You can argue that it's a somewhat self-fulfilling belief... but the regulatory state is where it is. The CAVErs today are dealing with what exists.
I've seen this term nimby float around a lot recently. You can tell it's the just the next wave of internet propaganda because the term is used as a subtle method of peer pressure to give advantage to whatever sugar daddy paid for all those blogposts and new articles that now reference the term.
First off, it's not a bad thing to live without evangelizing their mindset on other people, the emphasis of "only caring about their own back yard". They're allowing other people to live life the way they want to, that's gracious. Emphasizing your status quo in only your own back yard is the opposite of entitlement.
We live in a system of hierarchical social participation. Everyone has participation at the federal level, but each person's participation counts less there than anywhere else. As you move down the ladder to state, county, city/town the you have more control over what goes on in your locality. If you live in a neighborhood where you don't want something to change, you have every right to want that. Especially if you're rooted in the area while a demographic of transient transplants try introducing ground-changing legislation in the city they just moved to, and might leave within 10 years.
If you want people to live in your neighborhood and not be "transient" (aka not homeowners), it might help to build enough houses to let them live in them. Although I don't know what being a homeowner has to do with being transient, as you can always sell the home again.
This kind of opinion being popular suggests many Americans would love it if we had a China-style hukou system; if you could forbid other Americans from moving to your town you'd never have to see a younger person again.
I promise that if you took a group of NIMBYs and proposed tearing down 5 single family homes to build a midrise apartment building they'd object. But if you also proposed—to the exact same group of people—tearing down a mid-rise to build 5 single family homes, they'd object.
If you propose to remove 50 parking spots for a bike lane, they object.
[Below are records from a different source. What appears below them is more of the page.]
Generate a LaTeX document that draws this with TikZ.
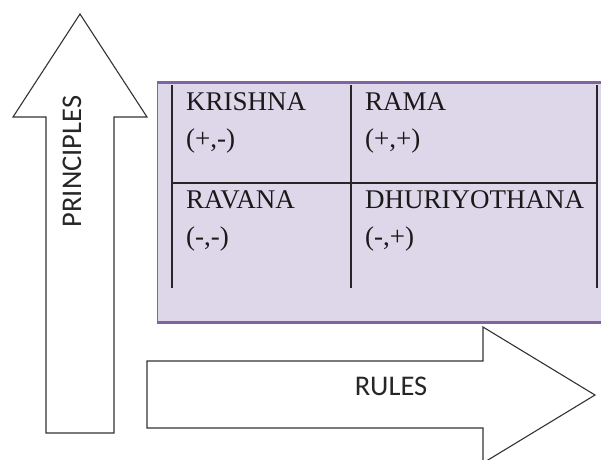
\documentclass[tikz,border=0pt]{standalone}
\usepackage{fontspec}
\setmainfont{Liberation Serif}
\newfontfamily\axisfont{Carlito}
\usepackage{tikz}
\usetikzlibrary{positioning}
\definecolor{quadpurple}{RGB}{128,100,162}
\definecolor{quadfill}{RGB}{222,215,233}
\tikzstyle{bigarrow} = [draw=black!80, fill=white, line width=1.1pt, line join=miter]
\tikzstyle{axislabel} = [inner sep=0pt, font=\axisfont\fontsize{28.5}{30}\selectfont, text=black!85]
\tikzstyle{cell} = [anchor=base west, inner sep=0pt, font=\fontsize{27}{30}\selectfont, text=black!90]
\tikzstyle{grid} = [line width=1.5pt, color=black!85]

\begin{document}
\begin{tikzpicture}[x=1pt,y=-1pt]
\useasboundingbox (0,0) rectangle (601,459);

% principles axis
\draw[bigarrow] (46,433) -- (46,117) -- (13,117) -- (80,14) -- (147,117) -- (114,117) -- (114,433) -- cycle;
\node[axislabel, rotate=90] (principles) at (72,161.5) {PRINCIPLES};

% rules axis
\draw[bigarrow] (147,361) -- (483,361) -- (483,327) -- (595,395) -- (483,463) -- (483,428) -- (147,428) -- cycle;
\node[axislabel] (rules) at (391,386.5) {RULES};

% quadrant panel
\fill[quadfill] (157,82) rectangle (601,322);
\draw[quadpurple, line width=1pt] (157,82) -- (157,322);
\draw[quadpurple, line width=3pt] (157,82) -- (601,82);
\draw[quadpurple, line width=3pt] (157,322) -- (601,322);

\coordinate (tl) at (172,85);
\coordinate (tm) at (351,85);
\coordinate (tr) at (597,85);
\coordinate (bl) at (172,288);
\coordinate (bm) at (351,288);
\coordinate (br) at (597,288);
\coordinate (ml) at (172,183);
\coordinate (mr) at (597,183);
\draw[grid] (tl) -- (bl);
\draw[grid] (tm) -- (bm);
\draw[grid] (tr) -- (br);
\draw[grid] (ml) -- (mr);

\node[cell] (krishna) at (186,110) {KRISHNA};
\node[cell] (krishnasign) at (186,147.5) {(+,-)};
\node[cell] (rama) at (365,110) {RAMA};
\node[cell] (ramasign) at (365,147.5) {(+,+)};
\node[cell] (ravana) at (186,208) {RAVANA};
\node[cell] (ravanasign) at (186,245.5) {(-,-)};
\node[cell] (dhuri) at (365,208) {DHURIYOTHANA};
\node[cell] (dhurisign) at (365,245.5) {(-,+)};
\end{tikzpicture}
\end{document}
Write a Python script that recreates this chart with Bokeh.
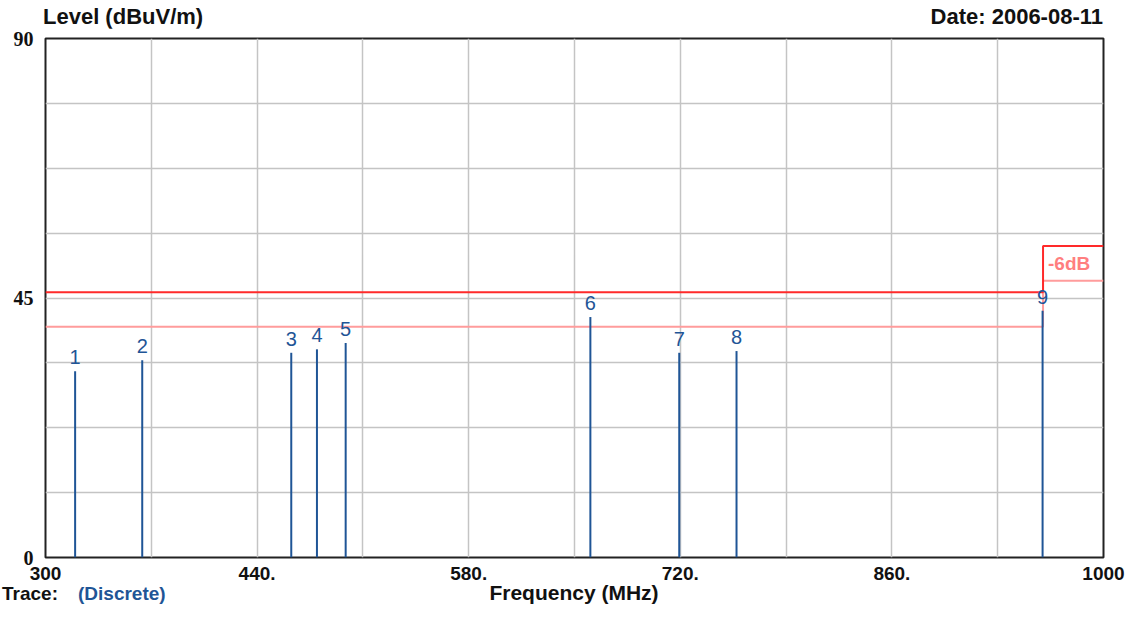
from bokeh.plotting import figure
from bokeh.models import Range1d, FixedTicker, Label, ColumnDataSource, Div
from bokeh.layouts import column
from bokeh.embed import file_html
from bokeh.resources import INLINE
from bokeh.core.properties import value

# ---- data ----
marker_ids = ["1", "2", "3", "4", "5", "6", "7", "8", "9"]
marker_freq = [319.6, 364.0, 462.6, 479.6, 498.6, 660.5, 719.3, 757.2, 959.7]
marker_level = [32.3, 34.2, 35.5, 36.1, 37.2, 41.7, 35.5, 35.8, 42.8]

limit_freq = [300, 960, 960, 1000]
limit_level = [46, 46, 54, 54]
margin_level = [40, 40, 48, 48]

x_ticks = [300, 440, 580, 720, 860, 1000]
x_tick_labels = ["300", "440.", "580.", "720.", "860.", "1000"]
y_ticks = [0, 45, 90]
y_tick_labels = ["0", "45", "90"]
x_grid = [370, 440, 510, 580, 650, 720, 790, 860, 930]
y_grid = [11.25, 22.5, 33.75, 45, 56.25, 67.5, 78.75]

title_left = "Level (dBuV/m)"
title_right = "Date: 2006-08-11"
x_title = "Frequency (MHz)"
trace_label = "Trace:"
trace_value = "(Discrete)"

BLUE = "#1f5596"
RED = "#ff2a2a"
PINK = "#ff9c9c"
INK = "#111111"

W = 1125
HEAD_H = 28
FOOT_H = 20
FIG_H = 603 - HEAD_H - FOOT_H
BORDER_L, BORDER_R = 45, 22

FONT = "font-family:'Liberation Sans',Arial,sans-serif;font-weight:bold;"

header = Div(
    text=(f'<div style="position:relative;width:{W}px;height:{HEAD_H}px;{FONT}'
          f'font-size:22px;line-height:22px;color:{INK};">'
          f'<span style="position:absolute;left:43px;top:6px;">{title_left}</span>'
          f'<span style="position:absolute;right:{BORDER_R}px;top:6px;">{title_right}</span>'
          f'</div>'),
    width=W, height=HEAD_H, margin=0)

frame_mid = BORDER_L + (W - BORDER_L - BORDER_R) / 2
footer = Div(
    text=(f'<div style="position:relative;width:{W}px;height:{FOOT_H}px;{FONT}">'
          f'<span style="position:absolute;left:2px;top:1px;font-size:19px;line-height:19px;'
          f'color:{INK};">{trace_label}</span>'
          f'<span style="position:absolute;left:78px;top:1px;font-size:19px;line-height:19px;'
          f'color:{BLUE};">{trace_value}</span>'
          f'<span style="position:absolute;left:{frame_mid - 150:.0f}px;width:300px;'
          f'text-align:center;top:0px;font-size:21px;line-height:20px;color:{INK};">'
          f'{x_title}</span>'
          f'</div>'),
    width=W, height=FOOT_H, margin=0)

p = figure(width=W, height=FIG_H, output_backend="svg", toolbar_location=None,
           x_range=Range1d(300, 1000), y_range=Range1d(0, 90),
           min_border_left=BORDER_L, min_border_right=BORDER_R,
           min_border_top=10, min_border_bottom=26)
p.background_fill_color = "white"
p.border_fill_color = "white"
p.outline_line_color = "#222222"
p.outline_line_width = 2

p.xgrid.ticker = FixedTicker(ticks=x_grid)
p.ygrid.ticker = FixedTicker(ticks=y_grid)
p.xgrid.grid_line_color = "#c4c4c4"
p.ygrid.grid_line_color = "#c4c4c4"
p.xgrid.grid_line_width = 1.5
p.ygrid.grid_line_width = 1.5

xa = p.xaxis[0]
xa.ticker = FixedTicker(ticks=x_ticks)
xa.major_label_overrides = {t: l for t, l in zip(x_ticks, x_tick_labels)}
xa.axis_line_color = None
xa.major_tick_line_color = None
xa.minor_tick_line_color = None
xa.major_label_standoff = 3
xa.major_label_text_font = "Liberation Sans"
xa.major_label_text_font_style = "bold"
xa.major_label_text_font_size = "19px"
xa.major_label_text_color = INK

ya = p.yaxis[0]
ya.ticker = FixedTicker(ticks=y_ticks)
ya.major_label_overrides = {t: l for t, l in zip(y_ticks, y_tick_labels)}
ya.axis_line_color = None
ya.major_tick_line_color = None
ya.minor_tick_line_color = None
ya.major_label_standoff = 6
ya.major_label_text_font = "Liberation Serif"
ya.major_label_text_font_style = "bold"
ya.major_label_text_font_size = "20px"
ya.major_label_text_color = INK

# limit lines
p.line(limit_freq, margin_level, line_color=PINK, line_width=2)
p.line(limit_freq, limit_level, line_color=RED, line_width=2)

# markers
src = ColumnDataSource(dict(x=marker_freq, y=marker_level, t=marker_ids,
                            y0=[0] * len(marker_freq)))
p.segment(x0="x", y0="y0", x1="x", y1="y", source=src, line_color=BLUE, line_width=2)
p.text(x="x", y="y", text="t", source=src, text_align="center", text_baseline="bottom",
       y_offset=-7, text_color=BLUE, text_font=value("Liberation Sans"),
       text_font_size="20px")

p.add_layout(Label(x=960, y=51, text="-6dB", x_offset=5, text_baseline="middle",
                   text_color="#ff7f7f", text_font="Liberation Sans",
                   text_font_style="bold", text_font_size="19px"))

layout = column(header, p, footer, spacing=0)
open("out.html", "w").write(file_html(layout, INLINE))
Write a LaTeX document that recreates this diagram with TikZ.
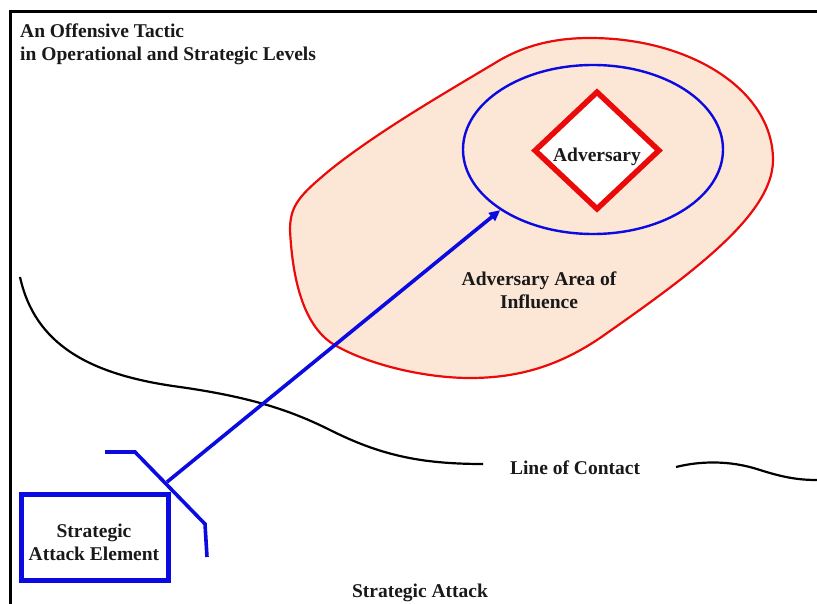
\documentclass[tikz,border=0pt]{standalone}
\usepackage{fontspec}
\setmainfont{Liberation Serif}
\usetikzlibrary{shapes.geometric,arrows.meta}
\definecolor{peach}{RGB}{252,230,214}
\definecolor{myred}{RGB}{235,10,10}
\definecolor{myblue}{RGB}{10,10,225}
\tikzset{
  lbl/.style={font=\fontsize{19.5}{23}\selectfont\bfseries, align=center, inner sep=0pt, text=black!90},
  bluethin/.style={myblue, line width=3.6pt},
  contact/.style={line width=2.2pt},
}
\begin{document}
\begin{tikzpicture}[x=1pt,y=-1pt]
\useasboundingbox (0,0) rectangle (817,604);
% frame
\draw[line width=3pt] (10.5,604) -- (10.5,11.5) -- (817,11.5);
% title
\node[lbl, align=left, anchor=west] (title) at (20,44) {An Offensive Tactic\\in Operational and Strategic Levels};
% area of influence
\draw[myred, line width=2.2pt, fill=peach]
  (590,38) .. controls (690,38) and (773,90) .. (773,160)
  .. controls (773,215) and (690,275) .. (600,338)
  .. controls (560,365) and (520,378) .. (470,378)
  .. controls (420,378) and (360,362) .. (330,342)
  .. controls (300,320) and (292,270) .. (290,230)
  .. controls (290,205) and (300,195) .. (330,170)
  .. controls (380,130) and (450,90) .. (500,60)
  .. controls (530,43) and (560,38) .. (590,38) -- cycle;
\node[lbl] (area) at (539,290) {Adversary Area of\\Influence};
% line of contact
\draw[contact] (20,277) .. controls (35,345) and (90,375) .. (180,387)
  .. controls (250,397) and (290,410) .. (330,430)
  .. controls (380,455) and (420,464) .. (483,464);
\draw[contact] (676,467) .. controls (700,461) and (730,460) .. (760,470)
  .. controls (785,478) and (800,480) .. (817,480);
\node[lbl] (loc) at (575,468) {Line of Contact};
% adversary
\node[ellipse, draw=myblue, line width=2.4pt, minimum width=260pt, minimum height=169pt, inner sep=0pt] (infl) at (593,149.5) {};
\node[diamond, draw=myred, fill=white, line width=5.5pt, minimum width=126pt, minimum height=119pt, inner sep=0pt] (adv) at (597,150.5) {};
\node[lbl] (advtext) at (597,156.5) {Adversary};
% strategic attack element
\node[draw=myblue, line width=5.5pt, minimum width=147pt, minimum height=86pt, inner sep=0pt] (sae) at (95,537.5) {};
\node[lbl] (saetext) at (94,542) {Strategic\\Attack Element};
\coordinate (kink1) at (105,452);
\coordinate (kink2) at (135,452);
\coordinate (kink3) at (205,524);
\coordinate (kink4) at (207,557);
\draw[bluethin, line join=miter] (kink1) -- (kink2) -- (kink3) -- (kink4);
\coordinate (start) at (167,482);
\draw[bluethin, -{Triangle[length=11pt,width=10pt]}] (start) -- (infl.south west);
% caption
\node[lbl] (cap) at (420,593) {Strategic Attack};
\end{tikzpicture}
\end{document}
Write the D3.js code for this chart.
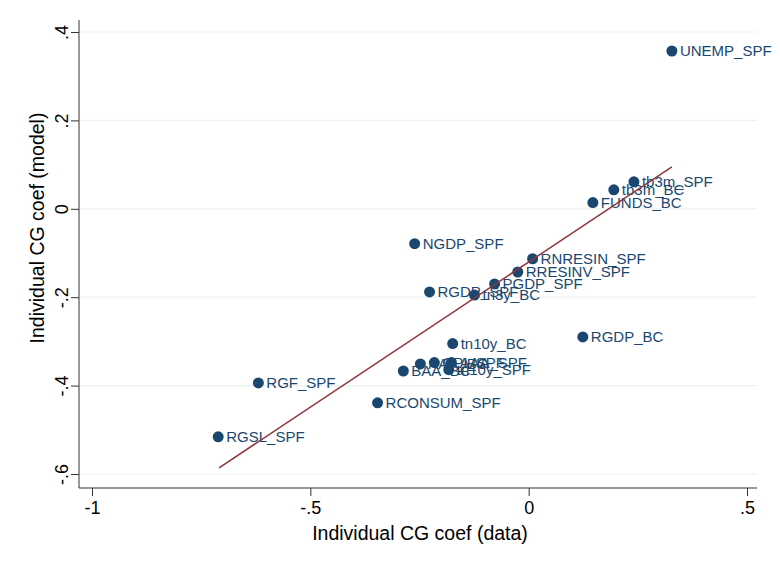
<!DOCTYPE html>
<html><head><meta charset="utf-8">
<script src="https://cdn.jsdelivr.net/npm/d3@7"></script>
<style>body{margin:0;background:#fff}svg{display:block}</style>
</head><body>
<script>
const labels = ["UNEMP_SPF","tb3m_SPF","tb3m_BC","FUNDS_BC","NGDP_SPF","RNRESIN_SPF","RRESINV_SPF","PGDP_SPF","RGDP_SPF","tn3y_BC","RGDP_BC","tn10y_BC","AAA_BC","CPI_SPF","AAA_SPF","tn10y_SPF","BAA_BC","RGF_SPF","RCONSUM_SPF","RGSL_SPF"];
const dataX = [0.328,0.241,0.195,0.147,-0.261,0.009,-0.025,-0.078,-0.227,-0.124,0.124,-0.174,-0.248,-0.216,-0.177,-0.183,-0.287,-0.619,-0.346,-0.711];
const modelY = [0.357,0.061,0.043,0.014,-0.079,-0.113,-0.143,-0.170,-0.188,-0.195,-0.290,-0.305,-0.351,-0.348,-0.348,-0.364,-0.367,-0.394,-0.439,-0.516];
const fitX = [-0.709, 0.328];
const fitY = [-0.586, 0.095];
const xTicks = [-1,-0.5,0,0.5];
const xTickLabels = ["-1","-.5","0",".5"];
const yTicks = [-0.6,-0.4,-0.2,0,0.2,0.4];
const yTickLabels = ["-.6","-.4","-.2","0",".2",".4"];

const W=780,H=563;
const svg=d3.select("body").append("svg").attr("width",W).attr("height",H);
const font="Liberation Sans, Arial, sans-serif";
const x=d3.scaleLinear().domain([-1,0.5]).range([92,747]);
const y=d3.scaleLinear().domain([-0.6,0.4]).range([474,32]);
const pLeft=79,pRight=757,pBottom=488,pTop=20;

// grid
svg.append("g").selectAll("line").data(yTicks).join("line")
  .attr("x1",pLeft+1).attr("x2",pRight).attr("y1",d=>y(d)).attr("y2",d=>y(d))
  .attr("stroke","#eaf2f3").attr("stroke-width",1.2);

// axes
const xa=svg.append("g").attr("transform",`translate(0,${pBottom})`)
  .call(d3.axisBottom(x).tickValues(xTicks).tickFormat((d,i)=>xTickLabels[i]).tickSize(8).tickSizeOuter(0).tickPadding(5));
xa.select(".domain").attr("d",`M${pLeft},0H${pRight}`).attr("stroke","#333");
xa.selectAll(".tick line").attr("stroke","#333");
xa.selectAll("text").attr("font-family",font).attr("font-size",18).attr("fill","#000");

const ya=svg.append("g").attr("transform",`translate(${pLeft},0)`)
  .call(d3.axisLeft(y).tickValues(yTicks).tickFormat((d,i)=>yTickLabels[i]).tickSize(8).tickSizeOuter(0));
ya.select(".domain").attr("d",`M0,${pTop}V${pBottom}`).attr("stroke","#333");
ya.selectAll(".tick line").attr("stroke","#333");
ya.selectAll("text").attr("font-family",font).attr("font-size",18).attr("fill","#000")
  .attr("text-anchor","middle").attr("x",0).attr("dy",0)
  .attr("transform","translate(-11,0) rotate(-90)");

// titles
svg.append("text").attr("x",420).attr("y",540).attr("text-anchor","middle")
  .attr("font-family",font).attr("font-size",19.5).text("Individual CG coef (data)");
svg.append("text").attr("transform",`translate(44,228) rotate(-90)`).attr("text-anchor","middle")
  .attr("font-family",font).attr("font-size",19.5).text("Individual CG coef (model)");

// points
const pts=labels.map((l,i)=>({l,x:dataX[i],y:modelY[i]}));
svg.append("g").selectAll("circle").data(pts).join("circle")
  .attr("cx",d=>x(d.x)).attr("cy",d=>y(d.y)).attr("r",5.5).attr("fill","#1a476f");
svg.append("g").selectAll("text").data(pts).join("text")
  .attr("x",d=>x(d.x)+8).attr("y",d=>y(d.y)).attr("dy","0.36em")
  .attr("font-family",font).attr("font-size",15).attr("fill","#1a476f").text(d=>d.l);

// fit line
svg.append("line").attr("x1",x(fitX[0])).attr("y1",y(fitY[0])).attr("x2",x(fitX[1])).attr("y2",y(fitY[1]))
  .attr("stroke","#90353b").attr("stroke-width",1.5);
</script>
</body></html>
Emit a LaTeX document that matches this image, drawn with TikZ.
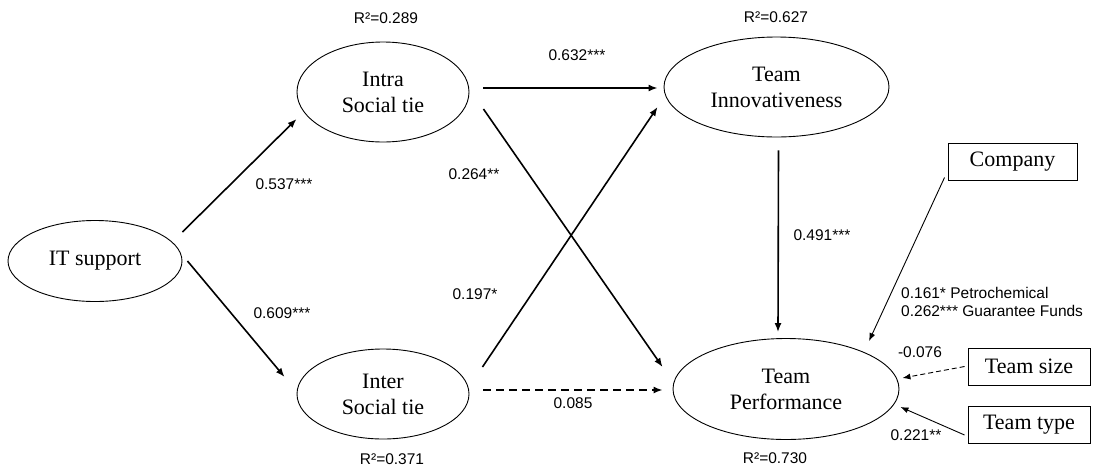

If you propose to remove a bike lane to replace it with parking, they'd object too.
These people are driven by a deep cynicism that anything can be made better: they don't believe people could consciously want to make things better, and they don't believe that ungided "forces" can make things better either.
If something has an advocate, the advocate must be taking advantage. If nobody is advocating, then something unguided must be wrong. Nothing can be an improvement.
Therefore, any change must be for the worst, and they oppose everything.